In the second quarter, eBay's first-party ad business delivered revenue of $341 million, 47% higher than the year-ago period, largely thanks to its promoted listing products. eBay's total revenue of $2.5 billion increased by just 5% compared to the year-ago period. eBay is pivoting its business in other ways, for instance through its focus categories segment. These categories include items many buyers are passionate about (and spend a lot of money on), such as watches, sneakers, trading cards, parts and accessories, etc. 

The e-commerce sector still has plenty of growth ahead, and eBay's top line should continue to move in the right direction -- and at a faster rate -- as it homes in on these (and other) opportunities. Second, eBay benefits from the network effect, like many other e-commerce giants. More sellers on the platform will attract more buyers, and vice versa. Knocking eBay out as one of the leading and most recognizable e-commerce companies will be difficult.

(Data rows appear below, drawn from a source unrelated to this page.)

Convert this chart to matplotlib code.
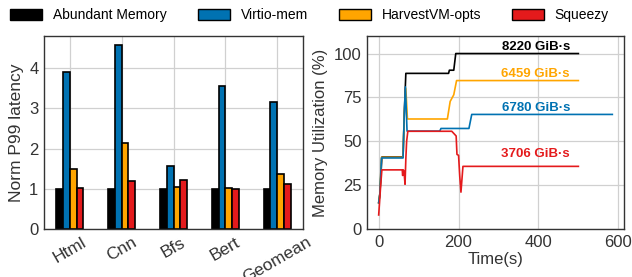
import matplotlib
matplotlib.use("Agg")
import matplotlib.pyplot as plt
import numpy as np
from matplotlib.patches import Patch

plt.rcParams['font.family'] = ['Liberation Sans', 'DejaVu Sans']

# ---- data ----
categories = ["Html", "Cnn", "Bfs", "Bert", "Geomean"]
series_names = ["Abundant Memory", "Virtio-mem", "HarvestVM-opts", "Squeezy"]
abundant = [1.0, 1.0, 1.0, 1.0, 1.0]
virtio = [3.91, 4.57, 1.57, 3.55, 3.16]
harvest = [1.48, 2.15, 1.04, 1.03, 1.37]
squeezy = [1.02, 1.19, 1.21, 1.00, 1.11]
colors = ["#000000", "#0072B2", "#FFA500", "#E41A1C"]

t_abundant = [0, 3, 8, 61, 64, 68, 175, 177, 188, 193, 500]
u_abundant = [15, 20, 41, 41, 65, 88.7, 88.7, 90.5, 90.5, 100, 100]
t_virtio = [0, 3, 7, 61, 64, 67, 71, 153, 156, 226, 233, 585]
u_virtio = [15, 20, 40.5, 40.5, 65, 81, 55.8, 55.8, 57.3, 57.3, 65.3, 65.3]
t_harvest = [0, 3, 7, 61, 64, 68, 72, 172, 179, 188, 195, 500]
u_harvest = [15, 20, 40.8, 40.8, 65, 80, 62.7, 62.7, 72.7, 76.5, 84.6, 84.6]
t_squeezy = [0, 3, 5, 8, 59, 60, 62, 64, 66, 68, 70, 73, 183, 190, 194, 196, 200, 203, 206, 211, 500]
u_squeezy = [8, 18, 25, 33.7, 33.7, 30.5, 33.7, 31, 25.5, 40, 50, 55.7, 55.7, 54, 53, 42.5, 42, 30, 21, 35.7, 35.7]
gib_labels = ["8220 GiB·s", "6459 GiB·s", "6780 GiB·s", "3706 GiB·s"]
label_y = [103.8, 88.5, 68.7, 43.0]

# ---- figure ----
fig = plt.figure(figsize=(6.32, 2.77), dpi=100)
ax1 = fig.add_axes([44/632, 48/277, 259/632, 193/277])
ax2 = fig.add_axes([367/632, 48/277, 257/632, 193/277])

spine_c = "#333333"
grid_c = "#d0d0d0"
tick_c = "#333333"

for ax in (ax1, ax2):
    ax.set_axisbelow(True)
    ax.grid(True, color=grid_c, linewidth=0.9)
    for s in ax.spines.values():
        s.set_color(spine_c)
        s.set_linewidth(1.0)
    ax.tick_params(length=0, labelsize=12, colors=tick_c, pad=4)

# bars
x = np.arange(len(categories))
w = 0.13
allvals = [abundant, virtio, harvest, squeezy]
for i, (vals, c) in enumerate(zip(allvals, colors)):
    ax1.bar(x + (i - 1.5) * w, vals, width=w, color=c, edgecolor="black", linewidth=1.2)
ax1.set_xticks(x)
ax1.set_xticklabels(categories, rotation=30, fontsize=12.5)
ax1.set_xlim(-0.5, 4.5)
ax1.set_ylim(0, 4.8)
ax1.set_yticks([0, 1, 2, 3, 4])
ax1.set_ylabel("Norm P99 latency", fontsize=12.5, color=tick_c)

# lines
for t, u, c in zip([t_abundant, t_harvest, t_virtio, t_squeezy],
                   [u_abundant, u_harvest, u_virtio, u_squeezy],
                   [colors[0], colors[2], colors[1], colors[3]]):
    ax2.plot(t, u, color=c, linewidth=1.2)
for txt, yy, c in zip(gib_labels, label_y, [colors[0], colors[2], colors[1], colors[3]]):
    ax2.text(479, yy, txt, color=c, fontsize=9.5, fontweight="bold", ha="right", va="center")
ax2.set_xlim(-29.25, 614.25)
ax2.set_ylim(0, 110)
ax2.set_yticks([0, 25, 50, 75, 100])
ax2.set_xticks([0, 200, 400, 600])
ax2.set_xlabel("Time(s)", fontsize=12, color=tick_c, labelpad=2)
ax2.set_ylabel("Memory Utilization (%)", fontsize=12, color=tick_c)

handles = [Patch(facecolor=c, edgecolor="black", linewidth=1.0) for c in colors]
fig.legend(handles, series_names, loc="center", bbox_to_anchor=(0.49, 0.945), ncol=4,
           frameon=False, fontsize=10, handlelength=2.3, handleheight=0.9,
           columnspacing=2.2, handletextpad=0.8)

fig.savefig("out.png", dpi=100)
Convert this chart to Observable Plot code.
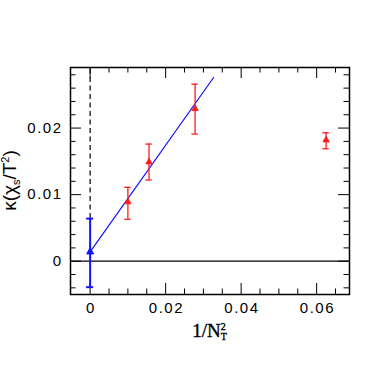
<!DOCTYPE html>
<html><head><meta charset="utf-8">
<script src="https://cdn.jsdelivr.net/npm/d3@7"></script>
<script src="https://cdn.jsdelivr.net/npm/@observablehq/plot@0.6"></script>
<style>body{margin:0;background:#fff}#chart svg{display:block}</style>
</head><body><div id="chart"></div>
<script>
// Lattice data (red, finite N_T) and continuum extrapolation (blue)
const redX  = [0.01, 0.0156, 0.0278, 0.0625];
const redY  = [0.0089, 0.0149, 0.0229, 0.0182];
const redLo = [0.0063, 0.0122, 0.0191, 0.0169];
const redHi = [0.0111, 0.0176, 0.0266, 0.0193];
const blueX  = [0];
const blueY  = [0.0014];
const blueLo = [-0.0039];
const blueHi = [0.0064];
const fitX = [0, 0.0327];
const fitY = [0.0014, 0.0276];
const xDomain = [-0.0052, 0.0687];
const yDomain = [-0.005, 0.0291];
const xMajor = [0, 0.02, 0.04, 0.06];
const xMinor = [0.005, 0.01, 0.015, 0.025, 0.03, 0.035, 0.045, 0.05, 0.055, 0.065];
const yMajor = [0, 0.01, 0.02];
const yMinor = [-0.004, -0.002, 0.002, 0.004, 0.006, 0.008, 0.012, 0.014, 0.016, 0.018, 0.022, 0.024, 0.026, 0.028];
const xTickLabels = ["0", "0.02", "0.04", "0.06"];
const yTickLabels = ["0", "0.01", "0.02"];

const red = redX.map((x, i) => ({x, y: redY[i], lo: redLo[i], hi: redHi[i]}));
const blue = blueX.map((x, i) => ({x, y: blueY[i], lo: blueLo[i], hi: blueHi[i]}));
const fit = fitX.map((x, i) => ({x, y: fitY[i]}));

const W = 382, H = 382, mL = 70, mR = 33, mT = 67, mB = 88;
const iW = W - mL - mR, iH = H - mT - mB;
const MAJ = 11, MIN = 5.5;
const RED = "#ff1a1a", BLUE = "#1010ff";

const plot = Plot.plot({
  width: W, height: H,
  marginLeft: mL, marginRight: mR, marginTop: mT, marginBottom: mB,
  style: {fontFamily: "'Liberation Sans', Arial, sans-serif", background: "#fff", color: "#000"},
  x: {domain: xDomain},
  y: {domain: yDomain},
  marks: [
    // inward ticks
    Plot.tickX(xMajor, {x: d => d, insetTop: iH - MAJ, stroke: "#000"}),
    Plot.tickX(xMajor, {x: d => d, insetBottom: iH - MAJ, stroke: "#000"}),
    Plot.tickX(xMinor, {x: d => d, insetTop: iH - MIN, stroke: "#000"}),
    Plot.tickX(xMinor, {x: d => d, insetBottom: iH - MIN, stroke: "#000"}),
    Plot.tickY(yMajor, {y: d => d, insetRight: iW - MAJ, stroke: "#000"}),
    Plot.tickY(yMajor, {y: d => d, insetLeft: iW - MAJ, stroke: "#000"}),
    Plot.tickY(yMinor, {y: d => d, insetRight: iW - MIN, stroke: "#000"}),
    Plot.tickY(yMinor, {y: d => d, insetLeft: iW - MIN, stroke: "#000"}),
    // tick labels
    Plot.axisX({ticks: xMajor, tickSize: 0, tickPadding: 8, fontSize: 15, label: null,
      tickFormat: d => xTickLabels[xMajor.indexOf(d)]}),
    Plot.axisY({ticks: yMajor, tickSize: 0, tickPadding: 8, fontSize: 15, label: null,
      tickFormat: d => yTickLabels[yMajor.indexOf(d)]}),
    // zero line
    Plot.ruleY([0], {stroke: "#000", strokeWidth: 1.3}),
    // dashed line above the extrapolated point
    Plot.ruleX(blue, {x: "x", y1: "hi", y2: () => yDomain[1], stroke: "#000", strokeWidth: 1.2, strokeDasharray: "5,3.5"}),
    // fit
    Plot.line(fit, {x: "x", y: "y", stroke: BLUE, strokeWidth: 1.2}),
    // red error bars
    Plot.ruleX(red, {x: "x", y1: "lo", y2: "hi", stroke: RED, strokeWidth: 1.3}),
    Plot.ruleY(red, {y: "hi", x1: "x", x2: "x", insetLeft: -3.2, insetRight: -3.2, stroke: RED, strokeWidth: 1.3}),
    Plot.ruleY(red, {y: "lo", x1: "x", x2: "x", insetLeft: -3.2, insetRight: -3.2, stroke: RED, strokeWidth: 1.3}),
    Plot.dot(red, {x: "x", y: "y", symbol: "triangle", r: 2.4, fill: RED, stroke: RED, strokeWidth: 0.8}),
    // blue
    Plot.ruleX(blue, {x: "x", y1: "lo", y2: "hi", stroke: BLUE, strokeWidth: 2}),
    Plot.ruleY(blue, {y: "hi", x1: "x", x2: "x", insetLeft: -3.5, insetRight: -3.5, stroke: BLUE, strokeWidth: 2}),
    Plot.ruleY(blue, {y: "lo", x1: "x", x2: "x", insetLeft: -3.5, insetRight: -3.5, stroke: BLUE, strokeWidth: 2}),
    Plot.dot(blue, {x: "x", y: "y", symbol: "triangle", r: 2.6, fill: BLUE, stroke: BLUE, strokeWidth: 1}),
    Plot.frame({stroke: "#000", strokeWidth: 1.5})
  ]
});

const svg = d3.select(plot);
svg.selectAll("g[aria-label='x-axis tick label'] text, g[aria-label='y-axis tick label'] text")
  .style("letter-spacing", "1.5px");
svg.selectAll("g[aria-label='x-axis tick label'] text").attr("dx", 0.75);

// x axis title: 1/N_T^2
const xt = svg.append("text")
  .attr("x", (mL + W - mR) / 2).attr("y", 337)
  .attr("text-anchor", "middle")
  .attr("font-family", "'Liberation Serif', 'Times New Roman', serif")
  .attr("font-size", 19).attr("fill", "#000")
  .attr("stroke", "#000").attr("stroke-width", 0.35);
xt.append("tspan").text("1/N");
xt.append("tspan").attr("font-size", 10).attr("dy", -7).text("2");
xt.append("tspan").attr("font-size", 10).attr("dx", -5).attr("dy", 10).text("T");

// y axis title: κ(χ_s/T^2)
const yt = svg.append("text")
  .attr("transform", `translate(16,${(mT + H - mB) / 2}) rotate(-90)`)
  .attr("text-anchor", "middle")
  .attr("font-family", "'Liberation Sans', Arial, sans-serif")
  .attr("font-size", 19).attr("fill", "#000");
yt.append("tspan").text("κ(χ");
yt.append("tspan").attr("font-size", 11).attr("dy", 4).text("s");
yt.append("tspan").attr("dy", -4).text("/T");
yt.append("tspan").attr("font-size", 11).attr("dy", -7).text("2");
yt.append("tspan").attr("dy", 7).text(")");

document.getElementById("chart").appendChild(plot);
</script>
</body></html>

eBay hasn't been paying a dividend for long. It started doing so only in 2019. But in that time, the company has raised its payouts consistently.

EBAY Dividend Chart
EBAY Dividend data by YCharts.

eBay offers a yield of 2.32%. And its cash payout ratio of about 22% suggests plenty more room for dividend hikes. In the next 10 years, I expect eBay to make solid headway with its strategic initiatives, remain an e-commerce leader, and maintain the dividend streak it has had over the past few years.